TASK DIRECTIONS: Print the listing as it stands, omitting all images.

· · · ·

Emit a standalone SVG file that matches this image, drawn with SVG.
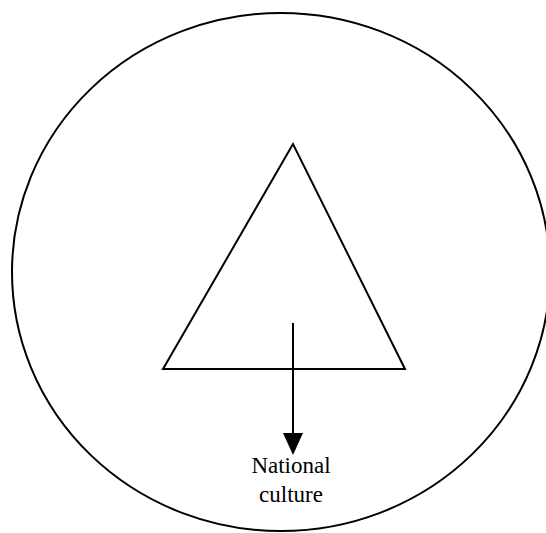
<svg xmlns="http://www.w3.org/2000/svg" width="546" height="533" viewBox="0 0 546 533">
<style>
.ln{fill:none;stroke:#000;stroke-width:2}
.lbl{font-family:"Liberation Serif",serif;font-size:23px;fill:#000;text-anchor:middle}
</style>
<defs>
<marker id="ah" markerWidth="10" markerHeight="10" refX="10" refY="5" orient="auto" markerUnits="userSpaceOnUse" viewBox="0 0 10 10">
<path d="M0,0 L10,5 L0,10 Z" fill="#000"/>
</marker>
</defs>
<rect width="546" height="533" fill="#fff"/>
<g id="circle"><ellipse class="ln" cx="281" cy="272" rx="269" ry="259"/></g>
<g id="triangle"><polygon class="ln" points="293,144 163,369 405,369"/></g>
<g id="connectors">
<line x1="293" y1="323" x2="293" y2="434" stroke="#000" stroke-width="2"/>
<polygon points="283,433 303,433 293,455" fill="#000"/>
</g>
<g id="national-culture">
<text class="lbl" x="291" y="473">National</text>
<text class="lbl" x="291" y="502">culture</text>
</g>
</svg>
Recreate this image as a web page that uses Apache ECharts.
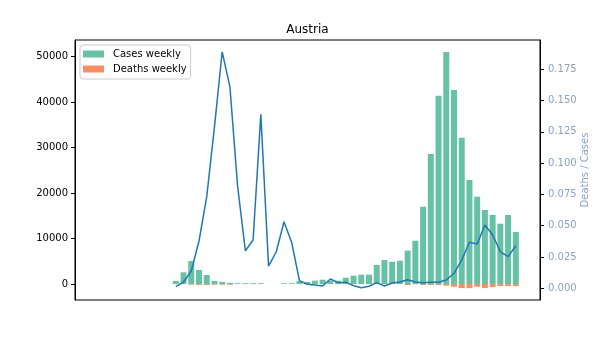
<!DOCTYPE html>
<html>
<head>
<meta charset="utf-8">
<script src="https://cdn.jsdelivr.net/npm/echarts@6/dist/echarts.min.js"></script>
<style>html,body{margin:0;padding:0;background:#fff}#c{width:600px;height:337px}</style>
</head>
<body>
<div id="c"></div>
<script>
// week index (x positions of weekly data)
const weeks = [0,1,2,3,4,5,6,7,8,9,10,11,12,13,14,15,16,17,18,19,20,21,22,23,24,25,26,27,28,29,30,31,32,33,34,35,36,37,38,39,40,41,42,43,44];
const casesWeekly = [660,2570,5060,3080,1980,660,440,250,180,170,170,170,0,0,170,170,660,440,730,950,730,730,1390,1830,2050,2050,4180,5280,4900,5130,7330,9520,17000,28600,41420,51030,42680,32180,22880,19200,16280,15180,13260,15180,11440];
const deathsWeekly = [0,0,150,200,200,150,150,150,10,10,10,10,0,0,10,10,10,10,10,10,10,10,10,10,10,10,20,20,30,40,220,60,220,220,220,370,600,880,900,600,870,650,450,450,450];
const deathsPerCases = [0.0013,0.0050,0.0138,0.0378,0.0732,0.129,0.189,0.161,0.0812,0.030,0.0386,0.139,0.0178,0.0292,0.0532,0.0364,0.0061,0.0032,0.0026,0.0018,0.0074,0.0045,0.0048,0.0021,0.0005,0.0016,0.0045,0.0018,0.0042,0.0050,0.0069,0.0050,0.0045,0.0048,0.0048,0.0066,0.0120,0.0226,0.0368,0.0354,0.0506,0.0426,0.0292,0.0253,0.0340];
const leftTicks = [0,10000,20000,30000,40000,50000];
const rightTicks = [0,0.025,0.05,0.075,0.1,0.125,0.15,0.175];

const FONT = '"DejaVu Sans", sans-serif';
const chart = echarts.init(document.getElementById('c'), null, {renderer:'canvas'});
chart.setOption({
  animation: false,
  textStyle: {fontFamily: FONT},
  graphic: [{
    type: 'text', x: 307.5, y: 30,
    style: {text: 'Austria', font: '12px ' + FONT, fill: '#000', align: 'center', verticalAlign: 'middle'}
  }],
  legend: {
    data: ['Cases weekly', 'Deaths weekly'],
    orient: 'vertical', left: 80, top: 45,
    padding: [4, 4, 5, 3],
    borderColor: '#cccccc', borderWidth: 1, borderRadius: 3,
    backgroundColor: 'rgba(255,255,255,0.8)',
    itemWidth: 21, itemHeight: 7, itemGap: 5, icon: 'rect',
    textStyle: {fontSize: 10, color: '#000', fontFamily: FONT, lineHeight: 10, padding: [0,0,0,4]}
  },
  grid: {left: 75, right: 60, top: 40, bottom: 37, show: true, borderColor: '#000', borderWidth: 1,
    backgroundColor: 'transparent', containLabel: false, outerBoundsMode: 'none'},
  xAxis: {
    type: 'value', min: -13.05, max: 47.13,
    axisLine: {show: false}, axisTick: {show: false}, axisLabel: {show: false}, splitLine: {show: false}
  },
  yAxis: [{
    type: 'value', min: -3520, max: 53674, position: 'left',
    axisLine: {show: true, onZero: false, lineStyle: {color: '#000'}},
    axisTick: {show: true, length: 4, lineStyle: {color: '#000'}, customValues: leftTicks},
    axisLabel: {show: true, fontSize: 10, color: '#000', margin: 7, fontFamily: FONT, customValues: leftTicks,
      formatter: v => String(Math.round(v))},
    splitLine: {show: false}
  }, {
    type: 'value', min: -0.00935, max: 0.19842, position: 'right',
    name: 'Deaths / Cases', nameLocation: 'middle', nameGap: 40, nameRotate: 90, nameMoveOverlap: false,
    nameTextStyle: {color: '#8da0cb', fontSize: 10, fontFamily: FONT},
    axisLine: {show: true, onZero: false, lineStyle: {color: '#000'}},
    axisTick: {show: true, length: 4, lineStyle: {color: '#000'}, customValues: rightTicks},
    axisLabel: {show: true, fontSize: 10, color: '#8da0cb', margin: 8, fontFamily: FONT, customValues: rightTicks,
      formatter: v => Number(v).toFixed(3)},
    splitLine: {show: false}
  }],
  series: [{
    name: 'Cases weekly', type: 'bar', xAxisIndex: 0, yAxisIndex: 0,
    barWidth: 6, barGap: '-100%',
    itemStyle: {color: '#66c2a5'},
    data: weeks.map((w, i) => [w, casesWeekly[i]])
  }, {
    name: 'Deaths weekly', type: 'bar', xAxisIndex: 0, yAxisIndex: 0,
    barWidth: 6, barGap: '-100%',
    itemStyle: {color: '#fc8d62'},
    data: weeks.map((w, i) => [w, -deathsWeekly[i]])
  }, {
    name: 'Deaths / Cases', type: 'line', xAxisIndex: 0, yAxisIndex: 1,
    symbol: 'none', z: 5,
    lineStyle: {color: '#1f77b4', width: 1.5}, itemStyle: {color: '#1f77b4'},
    data: weeks.map((w, i) => [w, deathsPerCases[i]])
  }]
});
</script>
</body>
</html>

· · · ·

EXPECTED ANSWER:
Emit a standalone SVG file that matches this image, drawn with SVG.
<svg xmlns="http://www.w3.org/2000/svg" width="546" height="533" viewBox="0 0 546 533">
<style>
.ln{fill:none;stroke:#000;stroke-width:2}
.lbl{font-family:"Liberation Serif",serif;font-size:23px;fill:#000;text-anchor:middle}
</style>
<defs>
<marker id="ah" markerWidth="10" markerHeight="10" refX="10" refY="5" orient="auto" markerUnits="userSpaceOnUse" viewBox="0 0 10 10">
<path d="M0,0 L10,5 L0,10 Z" fill="#000"/>
</marker>
</defs>
<rect width="546" height="533" fill="#fff"/>
<g id="circle"><ellipse class="ln" cx="281" cy="272" rx="269" ry="259"/></g>
<g id="triangle"><polygon class="ln" points="293,144 163,369 405,369"/></g>
<g id="connectors">
<line x1="293" y1="323" x2="293" y2="434" stroke="#000" stroke-width="2"/>
<polygon points="283,433 303,433 293,455" fill="#000"/>
</g>
<g id="national-culture">
<text class="lbl" x="291" y="473">National</text>
<text class="lbl" x="291" y="502">culture</text>
</g>
</svg>
Recreate this image as a web page that uses Apache ECharts.
<!DOCTYPE html>
<html>
<head>
<meta charset="utf-8">
<script src="https://cdn.jsdelivr.net/npm/echarts@6/dist/echarts.min.js"></script>
<style>html,body{margin:0;padding:0;background:#fff}#c{width:600px;height:337px}</style>
</head>
<body>
<div id="c"></div>
<script>
// week index (x positions of weekly data)
const weeks = [0,1,2,3,4,5,6,7,8,9,10,11,12,13,14,15,16,17,18,19,20,21,22,23,24,25,26,27,28,29,30,31,32,33,34,35,36,37,38,39,40,41,42,43,44];
const casesWeekly = [660,2570,5060,3080,1980,660,440,250,180,170,170,170,0,0,170,170,660,440,730,950,730,730,1390,1830,2050,2050,4180,5280,4900,5130,7330,9520,17000,28600,41420,51030,42680,32180,22880,19200,16280,15180,13260,15180,11440];
const deathsWeekly = [0,0,150,200,200,150,150,150,10,10,10,10,0,0,10,10,10,10,10,10,10,10,10,10,10,10,20,20,30,40,220,60,220,220,220,370,600,880,900,600,870,650,450,450,450];
const deathsPerCases = [0.0013,0.0050,0.0138,0.0378,0.0732,0.129,0.189,0.161,0.0812,0.030,0.0386,0.139,0.0178,0.0292,0.0532,0.0364,0.0061,0.0032,0.0026,0.0018,0.0074,0.0045,0.0048,0.0021,0.0005,0.0016,0.0045,0.0018,0.0042,0.0050,0.0069,0.0050,0.0045,0.0048,0.0048,0.0066,0.0120,0.0226,0.0368,0.0354,0.0506,0.0426,0.0292,0.0253,0.0340];
const leftTicks = [0,10000,20000,30000,40000,50000];
const rightTicks = [0,0.025,0.05,0.075,0.1,0.125,0.15,0.175];

const FONT = '"DejaVu Sans", sans-serif';
const chart = echarts.init(document.getElementById('c'), null, {renderer:'canvas'});
chart.setOption({
  animation: false,
  textStyle: {fontFamily: FONT},
  graphic: [{
    type: 'text', x: 307.5, y: 30,
    style: {text: 'Austria', font: '12px ' + FONT, fill: '#000', align: 'center', verticalAlign: 'middle'}
  }],
  legend: {
    data: ['Cases weekly', 'Deaths weekly'],
    orient: 'vertical', left: 80, top: 45,
    padding: [4, 4, 5, 3],
    borderColor: '#cccccc', borderWidth: 1, borderRadius: 3,
    backgroundColor: 'rgba(255,255,255,0.8)',
    itemWidth: 21, itemHeight: 7, itemGap: 5, icon: 'rect',
    textStyle: {fontSize: 10, color: '#000', fontFamily: FONT, lineHeight: 10, padding: [0,0,0,4]}
  },
  grid: {left: 75, right: 60, top: 40, bottom: 37, show: true, borderColor: '#000', borderWidth: 1,
    backgroundColor: 'transparent', containLabel: false, outerBoundsMode: 'none'},
  xAxis: {
    type: 'value', min: -13.05, max: 47.13,
    axisLine: {show: false}, axisTick: {show: false}, axisLabel: {show: false}, splitLine: {show: false}
  },
  yAxis: [{
    type: 'value', min: -3520, max: 53674, position: 'left',
    axisLine: {show: true, onZero: false, lineStyle: {color: '#000'}},
    axisTick: {show: true, length: 4, lineStyle: {color: '#000'}, customValues: leftTicks},
    axisLabel: {show: true, fontSize: 10, color: '#000', margin: 7, fontFamily: FONT, customValues: leftTicks,
      formatter: v => String(Math.round(v))},
    splitLine: {show: false}
  }, {
    type: 'value', min: -0.00935, max: 0.19842, position: 'right',
    name: 'Deaths / Cases', nameLocation: 'middle', nameGap: 40, nameRotate: 90, nameMoveOverlap: false,
    nameTextStyle: {color: '#8da0cb', fontSize: 10, fontFamily: FONT},
    axisLine: {show: true, onZero: false, lineStyle: {color: '#000'}},
    axisTick: {show: true, length: 4, lineStyle: {color: '#000'}, customValues: rightTicks},
    axisLabel: {show: true, fontSize: 10, color: '#8da0cb', margin: 8, fontFamily: FONT, customValues: rightTicks,
      formatter: v => Number(v).toFixed(3)},
    splitLine: {show: false}
  }],
  series: [{
    name: 'Cases weekly', type: 'bar', xAxisIndex: 0, yAxisIndex: 0,
    barWidth: 6, barGap: '-100%',
    itemStyle: {color: '#66c2a5'},
    data: weeks.map((w, i) => [w, casesWeekly[i]])
  }, {
    name: 'Deaths weekly', type: 'bar', xAxisIndex: 0, yAxisIndex: 0,
    barWidth: 6, barGap: '-100%',
    itemStyle: {color: '#fc8d62'},
    data: weeks.map((w, i) => [w, -deathsWeekly[i]])
  }, {
    name: 'Deaths / Cases', type: 'line', xAxisIndex: 0, yAxisIndex: 1,
    symbol: 'none', z: 5,
    lineStyle: {color: '#1f77b4', width: 1.5}, itemStyle: {color: '#1f77b4'},
    data: weeks.map((w, i) => [w, deathsPerCases[i]])
  }]
});
</script>
</body>
</html>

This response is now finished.